Critics of the mass media often complain of the hostility towards intellectuals and the lack of respect for art expressed there, but, as I have tried to show, the feeling is mutual. Why should the mass media turn the other cheek? What worries intellectuals is the fact that the mass arts spread; they encroach on the high ground. For example, into architecture itself as Edmund Burke Feldman wrote in Arts and Architecture last October: "Shelter, which began as a necessity, has become an industry and now, with its refinements, is a popular art." This, as Feldman points out, has been brought about by a "democratization of taste, a spread of knowledge about non-material developments, and a shift of authority about manners and morals from the few to the many." West Coast domestic architecture has become a symbol of a style of living as well as an example of architecture pure and simple; this has occurred not through the agency of architects but through the association of stylish interiors with leisure and the good life, mainly in mass circulation magazines for women and young marrieds.
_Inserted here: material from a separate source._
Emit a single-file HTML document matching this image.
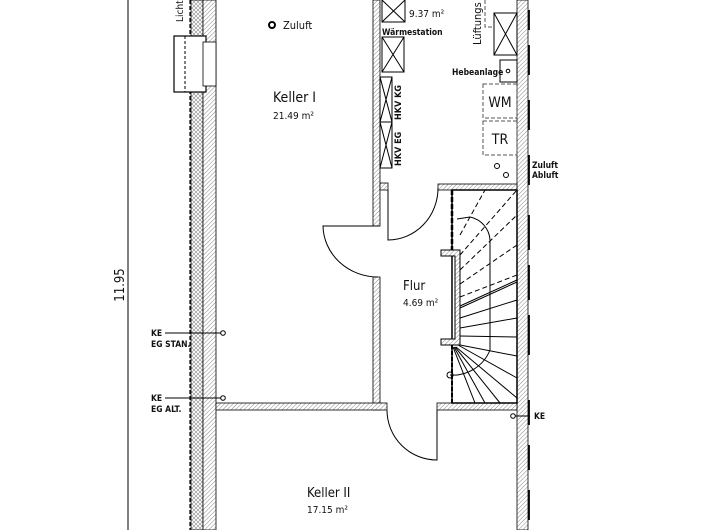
<!DOCTYPE html>
<html><head><meta charset="utf-8"><style>
html,body{margin:0;padding:0;background:#fff;}
svg{display:block;}
text{font-family:"DejaVu Sans Condensed","Liberation Sans",sans-serif;fill:#111;}
</style></head><body>
<svg width="720" height="530" viewBox="0 0 720 530" xmlns="http://www.w3.org/2000/svg">
<defs>
<pattern id="h" width="3" height="3" patternUnits="userSpaceOnUse" patternTransform="rotate(45)">
<rect width="3" height="3" fill="#fff"/><line x1="0" y1="0" x2="0" y2="3" stroke="#888" stroke-width="1"/></pattern>
<pattern id="x" width="4" height="4" patternUnits="userSpaceOnUse">
<rect width="4" height="4" fill="#fff"/><path d="M0 0L4 4M4 0L0 4" stroke="#888" stroke-width="0.6"/></pattern>
</defs>
<line x1="128" y1="0" x2="128" y2="530" stroke="#000" stroke-width="1"/>
<text x="124" y="285" font-size="13" transform="rotate(-90 124 285)" text-anchor="middle">11.95</text>
<rect x="191" y="0" width="12" height="530" fill="url(#x)" stroke="#000" stroke-width="0.8"/>
<line x1="190" y1="0" x2="190" y2="530" stroke="#000" stroke-width="1.2" stroke-dasharray="4,2"/>
<rect x="203" y="0" width="13" height="530" fill="url(#h)" stroke="#000" stroke-width="0.8"/>
<rect x="174" y="36" width="32" height="56" fill="#fff" stroke="#000" stroke-width="1.2"/>
<rect x="203" y="42" width="13" height="44" fill="#fff" stroke="#000" stroke-width="0.8"/>
<line x1="185" y1="36" x2="185" y2="92" stroke="#000" stroke-width="1" stroke-dasharray="3,2"/>
<text x="183" y="22" font-size="10" transform="rotate(-90 183 22)">Licht</text>
<rect x="373" y="0" width="7" height="226" fill="url(#h)" stroke="#000" stroke-width="0.8"/>
<rect x="380" y="183" width="8" height="7" fill="url(#h)" stroke="#000" stroke-width="0.8"/>
<rect x="373" y="277" width="7" height="133" fill="url(#h)" stroke="#000" stroke-width="0.8"/>
<rect x="517" y="0" width="11" height="530" fill="url(#h)" stroke="#000" stroke-width="0.8"/>
<g stroke="#000" stroke-width="1.8">
<line x1="529" y1="10" x2="529" y2="30"/><line x1="529" y1="45" x2="529" y2="75"/><line x1="529" y1="100" x2="529" y2="130"/><line x1="529" y1="155" x2="529" y2="185"/><line x1="529" y1="215" x2="529" y2="250"/><line x1="529" y1="265" x2="529" y2="300"/><line x1="529" y1="315" x2="529" y2="355"/><line x1="529" y1="400" x2="529" y2="425"/><line x1="529" y1="445" x2="529" y2="470"/><line x1="529" y1="490" x2="529" y2="520"/></g>
<rect x="438" y="184" width="79" height="6" fill="url(#h)" stroke="#000" stroke-width="0.8"/>
<rect x="216" y="403" width="171" height="7" fill="url(#h)" stroke="#000" stroke-width="0.8"/>
<rect x="437" y="403" width="80" height="7" fill="url(#h)" stroke="#000" stroke-width="0.8"/>
<g fill="none" stroke="#000" stroke-width="1">
<path d="M380 226 L323 226 A55 52 0 0 0 378 277"/>
<path d="M388 190 L388 240 A50 52 0 0 0 438 188"/>
<path d="M437 410 L437 460 A50 50 0 0 1 387 410"/>
</g>
<rect x="452" y="190" width="65" height="213" fill="none" stroke="#000" stroke-width="1.5"/>
<line x1="452" y1="190" x2="452" y2="250" stroke="#000" stroke-width="2.5" stroke-dasharray="5,2"/>
<path d="M441 250 H460 V345 H441 V339 H455 V256 H441 Z" fill="url(#h)" stroke="#000" stroke-width="1"/>
<g stroke="#000" stroke-width="1" fill="none">
<path d="M457 219 L470 217 A25 25 0 0 1 490 240 V350 A40 40 0 0 1 450 375"/>
<line x1="460" y1="255" x2="517" y2="190" stroke-dasharray="5,3"/>
<line x1="460" y1="235" x2="485" y2="190" stroke-dasharray="5,3"/>
<line x1="460" y1="270" x2="517" y2="215" stroke-dasharray="5,3"/>
<line x1="460" y1="284" x2="517" y2="245" stroke-dasharray="5,3"/>
<line x1="460" y1="297" x2="517" y2="275" stroke-dasharray="5,3"/>
<line x1="460" y1="306" x2="517" y2="280"/>
<line x1="460" y1="308" x2="517" y2="282"/>
<line x1="460" y1="318" x2="517" y2="300"/>
<line x1="460" y1="328" x2="517" y2="318"/>
<line x1="460" y1="336" x2="517" y2="337"/>
<line x1="460" y1="345" x2="517" y2="356"/>
<line x1="458" y1="345" x2="517" y2="378"/>
<line x1="456" y1="347" x2="517" y2="398"/>
<line x1="455" y1="347" x2="500" y2="403"/>
<line x1="454" y1="347" x2="485" y2="403"/>
<line x1="453" y1="347" x2="475" y2="403"/>
<circle cx="450" cy="375" r="3"/>
</g>
<line x1="452" y1="345" x2="452" y2="403" stroke="#000" stroke-width="2" stroke-dasharray="4,2"/>
<g fill="none" stroke="#000" stroke-width="1">
<path d="M382 0 V22 H405 V0 M382 0 L405 22 M405 0 L382 22"/>
<rect x="382" y="37" width="22" height="35"/><path d="M382 37L404 72M404 37L382 72"/>
<rect x="380" y="77" width="12" height="45"/><path d="M380 77L392 122M392 77L380 122"/>
<rect x="380" y="122" width="12" height="46"/><path d="M380 122L392 168M392 122L380 168"/>
<rect x="494" y="13" width="23" height="42"/><path d="M494 13L517 55M517 13L494 55"/>
<rect x="500" y="60" width="17" height="22"/><circle cx="508" cy="71" r="1.8"/>
<circle cx="497" cy="166" r="2.5"/><circle cx="506" cy="175" r="2.5"/>
</g>
<g fill="none" stroke="#555" stroke-width="1" stroke-dasharray="4,2">
<path d="M485 0 V27 H494"/>
<rect x="483" y="84" width="34" height="34"/>
<rect x="483" y="121" width="34" height="34"/>
</g>
<circle cx="272" cy="25" r="3" fill="none" stroke="#000" stroke-width="2"/>
<text x="283" y="29" font-size="11">Zuluft</text>
<text x="273" y="102" font-size="14">Keller I</text>
<text x="273" y="119" font-size="10" fill="#333">21.49 m²</text>
<text x="409" y="17" font-size="10" fill="#333">9.37 m²</text>
<text x="382" y="35" font-size="8.5" font-weight="bold">Wärmestation</text>
<text x="481" y="45" font-size="11" transform="rotate(-90 481 45)">Lüftungs</text>
<text x="452" y="75" font-size="8.5" font-weight="bold">Hebeanlage</text>
<text x="500" y="107" font-size="14" text-anchor="middle">WM</text>
<text x="500" y="144" font-size="14" text-anchor="middle">TR</text>
<text x="401" y="120" font-size="9" font-weight="bold" transform="rotate(-90 401 120)">HKV KG</text>
<text x="401" y="166" font-size="9" font-weight="bold" transform="rotate(-90 401 166)">HKV EG</text>
<text x="532" y="168" font-size="8.5" font-weight="bold">Zuluft</text>
<text x="532" y="178" font-size="8.5" font-weight="bold">Abluft</text>
<text x="403" y="290" font-size="13">Flur</text>
<text x="403" y="306" font-size="10" fill="#333">4.69 m²</text>
<text x="307" y="497" font-size="13">Keller II</text>
<text x="307" y="513" font-size="10" fill="#333">17.15 m²</text>
<g stroke="#000" stroke-width="1" fill="none">
<line x1="165" y1="333" x2="221" y2="333"/><circle cx="223" cy="333" r="2.3"/>
<line x1="165" y1="398" x2="221" y2="398"/><circle cx="223" cy="398" r="2.3"/>
<line x1="515" y1="416" x2="530" y2="416"/><circle cx="513" cy="416" r="2.3"/>
</g>
<text x="151" y="336" font-size="8.5" font-weight="bold">KE</text>
<text x="151" y="347" font-size="8.5" font-weight="bold">EG STAN.</text>
<text x="151" y="401" font-size="8.5" font-weight="bold">KE</text>
<text x="151" y="412" font-size="8.5" font-weight="bold">EG ALT.</text>
<text x="534" y="419" font-size="8.5" font-weight="bold">KE</text>
</svg>
</body></html>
The definition of culture is changing as a result of the pressure of the great audience, which is no longer new but experienced in the consumption of its arts. Therefore, it is no longer sufficient to define culture solely as something that a minority guards for the few and the future (though such art is uniquely valuable and a precious as ever). Our definition of culture is being stretched beyond the fine art limits imposed on it by Renaissance theory, and refers now, increasingly, to the whole complex of human activities. Within this definition, rejection of the mass produced arts is not, as critics think, a defence of culture but an attack on it. The new role for the academic is keeper of the flame; the new role for the fine arts is to be one of the possible forms of communication in an expanding framework that also includes the mass arts.